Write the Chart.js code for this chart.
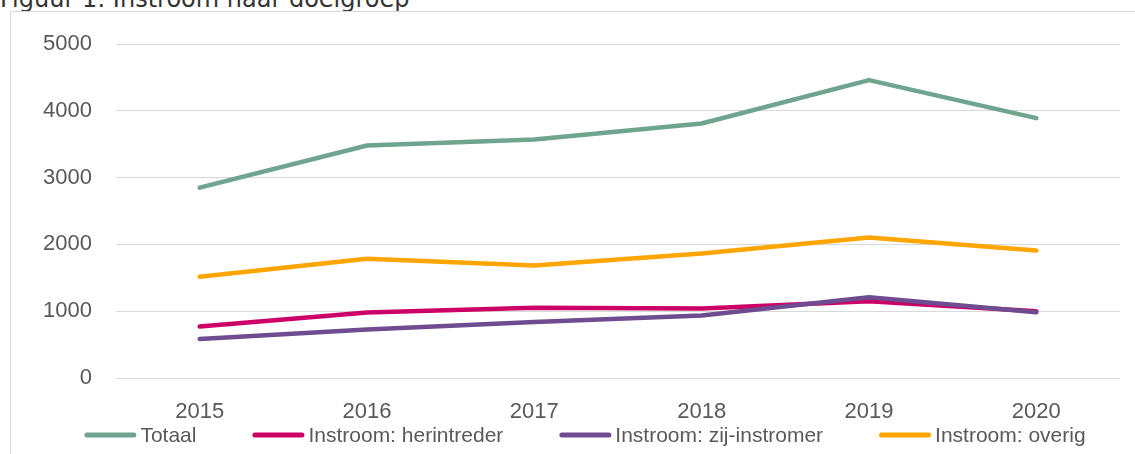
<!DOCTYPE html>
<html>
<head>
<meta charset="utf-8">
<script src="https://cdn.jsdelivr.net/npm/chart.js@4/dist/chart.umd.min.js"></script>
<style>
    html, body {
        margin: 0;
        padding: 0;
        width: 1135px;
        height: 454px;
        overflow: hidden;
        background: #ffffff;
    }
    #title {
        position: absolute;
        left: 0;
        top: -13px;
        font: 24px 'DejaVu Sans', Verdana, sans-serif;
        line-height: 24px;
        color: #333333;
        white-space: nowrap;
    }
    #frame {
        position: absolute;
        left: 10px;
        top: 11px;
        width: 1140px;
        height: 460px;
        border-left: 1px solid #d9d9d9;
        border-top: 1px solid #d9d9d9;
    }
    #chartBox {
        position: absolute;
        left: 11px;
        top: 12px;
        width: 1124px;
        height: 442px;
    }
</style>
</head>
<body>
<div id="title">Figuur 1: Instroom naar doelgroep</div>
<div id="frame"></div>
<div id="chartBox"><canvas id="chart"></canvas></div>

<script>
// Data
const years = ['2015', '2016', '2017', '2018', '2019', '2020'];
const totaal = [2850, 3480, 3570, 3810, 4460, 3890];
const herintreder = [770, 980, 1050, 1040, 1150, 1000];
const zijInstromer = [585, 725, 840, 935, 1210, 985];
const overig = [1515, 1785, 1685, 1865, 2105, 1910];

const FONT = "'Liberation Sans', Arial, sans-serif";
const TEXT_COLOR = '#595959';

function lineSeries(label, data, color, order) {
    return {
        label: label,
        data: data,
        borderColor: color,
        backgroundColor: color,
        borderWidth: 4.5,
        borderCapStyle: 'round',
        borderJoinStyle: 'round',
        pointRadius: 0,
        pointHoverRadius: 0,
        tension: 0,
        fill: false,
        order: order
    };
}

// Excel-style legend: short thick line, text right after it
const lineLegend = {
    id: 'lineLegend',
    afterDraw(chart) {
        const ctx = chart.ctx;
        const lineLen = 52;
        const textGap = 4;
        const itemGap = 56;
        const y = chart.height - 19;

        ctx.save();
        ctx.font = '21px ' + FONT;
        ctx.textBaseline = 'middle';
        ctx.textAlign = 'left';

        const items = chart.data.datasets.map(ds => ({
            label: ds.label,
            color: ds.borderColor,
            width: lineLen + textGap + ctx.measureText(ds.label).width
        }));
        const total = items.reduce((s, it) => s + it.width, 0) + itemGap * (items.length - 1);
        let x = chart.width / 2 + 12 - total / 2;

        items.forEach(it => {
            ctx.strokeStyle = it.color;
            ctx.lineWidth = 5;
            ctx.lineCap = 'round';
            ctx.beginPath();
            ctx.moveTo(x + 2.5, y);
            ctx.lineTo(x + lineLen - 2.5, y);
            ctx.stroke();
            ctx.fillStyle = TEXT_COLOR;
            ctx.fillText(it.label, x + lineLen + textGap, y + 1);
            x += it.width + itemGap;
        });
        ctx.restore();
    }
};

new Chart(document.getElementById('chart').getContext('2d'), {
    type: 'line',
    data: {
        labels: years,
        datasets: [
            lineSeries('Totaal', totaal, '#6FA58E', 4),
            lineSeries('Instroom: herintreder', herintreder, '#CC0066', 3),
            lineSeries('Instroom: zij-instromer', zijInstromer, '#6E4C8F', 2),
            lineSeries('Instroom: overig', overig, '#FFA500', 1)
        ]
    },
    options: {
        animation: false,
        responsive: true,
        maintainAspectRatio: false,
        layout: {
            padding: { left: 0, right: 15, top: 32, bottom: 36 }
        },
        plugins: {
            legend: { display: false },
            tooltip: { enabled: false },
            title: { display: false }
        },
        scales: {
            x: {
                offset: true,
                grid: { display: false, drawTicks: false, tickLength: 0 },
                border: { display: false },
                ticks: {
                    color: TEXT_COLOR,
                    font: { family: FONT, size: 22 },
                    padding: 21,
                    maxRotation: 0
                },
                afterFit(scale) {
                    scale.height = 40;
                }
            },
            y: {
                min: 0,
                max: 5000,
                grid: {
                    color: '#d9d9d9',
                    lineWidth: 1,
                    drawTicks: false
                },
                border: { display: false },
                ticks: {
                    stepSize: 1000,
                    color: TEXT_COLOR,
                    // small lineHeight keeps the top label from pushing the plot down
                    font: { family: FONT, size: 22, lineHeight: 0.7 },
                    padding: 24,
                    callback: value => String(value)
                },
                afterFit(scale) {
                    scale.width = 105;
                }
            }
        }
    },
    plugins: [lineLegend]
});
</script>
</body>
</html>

• **EXERCISE**:
Transcribe all of the material exactly, leaving out whatever pictures it contains.

• **ANSWER FOR THIS EXERCISE**:
Write the Chart.js code for this chart.
<!DOCTYPE html>
<html>
<head>
<meta charset="utf-8">
<script src="https://cdn.jsdelivr.net/npm/chart.js@4/dist/chart.umd.min.js"></script>
<style>
    html, body {
        margin: 0;
        padding: 0;
        width: 1135px;
        height: 454px;
        overflow: hidden;
        background: #ffffff;
    }
    #title {
        position: absolute;
        left: 0;
        top: -13px;
        font: 24px 'DejaVu Sans', Verdana, sans-serif;
        line-height: 24px;
        color: #333333;
        white-space: nowrap;
    }
    #frame {
        position: absolute;
        left: 10px;
        top: 11px;
        width: 1140px;
        height: 460px;
        border-left: 1px solid #d9d9d9;
        border-top: 1px solid #d9d9d9;
    }
    #chartBox {
        position: absolute;
        left: 11px;
        top: 12px;
        width: 1124px;
        height: 442px;
    }
</style>
</head>
<body>
<div id="title">Figuur 1: Instroom naar doelgroep</div>
<div id="frame"></div>
<div id="chartBox"><canvas id="chart"></canvas></div>

<script>
// Data
const years = ['2015', '2016', '2017', '2018', '2019', '2020'];
const totaal = [2850, 3480, 3570, 3810, 4460, 3890];
const herintreder = [770, 980, 1050, 1040, 1150, 1000];
const zijInstromer = [585, 725, 840, 935, 1210, 985];
const overig = [1515, 1785, 1685, 1865, 2105, 1910];

const FONT = "'Liberation Sans', Arial, sans-serif";
const TEXT_COLOR = '#595959';

function lineSeries(label, data, color, order) {
    return {
        label: label,
        data: data,
        borderColor: color,
        backgroundColor: color,
        borderWidth: 4.5,
        borderCapStyle: 'round',
        borderJoinStyle: 'round',
        pointRadius: 0,
        pointHoverRadius: 0,
        tension: 0,
        fill: false,
        order: order
    };
}

// Excel-style legend: short thick line, text right after it
const lineLegend = {
    id: 'lineLegend',
    afterDraw(chart) {
        const ctx = chart.ctx;
        const lineLen = 52;
        const textGap = 4;
        const itemGap = 56;
        const y = chart.height - 19;

        ctx.save();
        ctx.font = '21px ' + FONT;
        ctx.textBaseline = 'middle';
        ctx.textAlign = 'left';

        const items = chart.data.datasets.map(ds => ({
            label: ds.label,
            color: ds.borderColor,
            width: lineLen + textGap + ctx.measureText(ds.label).width
        }));
        const total = items.reduce((s, it) => s + it.width, 0) + itemGap * (items.length - 1);
        let x = chart.width / 2 + 12 - total / 2;

        items.forEach(it => {
            ctx.strokeStyle = it.color;
            ctx.lineWidth = 5;
            ctx.lineCap = 'round';
            ctx.beginPath();
            ctx.moveTo(x + 2.5, y);
            ctx.lineTo(x + lineLen - 2.5, y);
            ctx.stroke();
            ctx.fillStyle = TEXT_COLOR;
            ctx.fillText(it.label, x + lineLen + textGap, y + 1);
            x += it.width + itemGap;
        });
        ctx.restore();
    }
};

new Chart(document.getElementById('chart').getContext('2d'), {
    type: 'line',
    data: {
        labels: years,
        datasets: [
            lineSeries('Totaal', totaal, '#6FA58E', 4),
            lineSeries('Instroom: herintreder', herintreder, '#CC0066', 3),
            lineSeries('Instroom: zij-instromer', zijInstromer, '#6E4C8F', 2),
            lineSeries('Instroom: overig', overig, '#FFA500', 1)
        ]
    },
    options: {
        animation: false,
        responsive: true,
        maintainAspectRatio: false,
        layout: {
            padding: { left: 0, right: 15, top: 32, bottom: 36 }
        },
        plugins: {
            legend: { display: false },
            tooltip: { enabled: false },
            title: { display: false }
        },
        scales: {
            x: {
                offset: true,
                grid: { display: false, drawTicks: false, tickLength: 0 },
                border: { display: false },
                ticks: {
                    color: TEXT_COLOR,
                    font: { family: FONT, size: 22 },
                    padding: 21,
                    maxRotation: 0
                },
                afterFit(scale) {
                    scale.height = 40;
                }
            },
            y: {
                min: 0,
                max: 5000,
                grid: {
                    color: '#d9d9d9',
                    lineWidth: 1,
                    drawTicks: false
                },
                border: { display: false },
                ticks: {
                    stepSize: 1000,
                    color: TEXT_COLOR,
                    // small lineHeight keeps the top label from pushing the plot down
                    font: { family: FONT, size: 22, lineHeight: 0.7 },
                    padding: 24,
                    callback: value => String(value)
                },
                afterFit(scale) {
                    scale.width = 105;
                }
            }
        }
    },
    plugins: [lineLegend]
});
</script>
</body>
</html>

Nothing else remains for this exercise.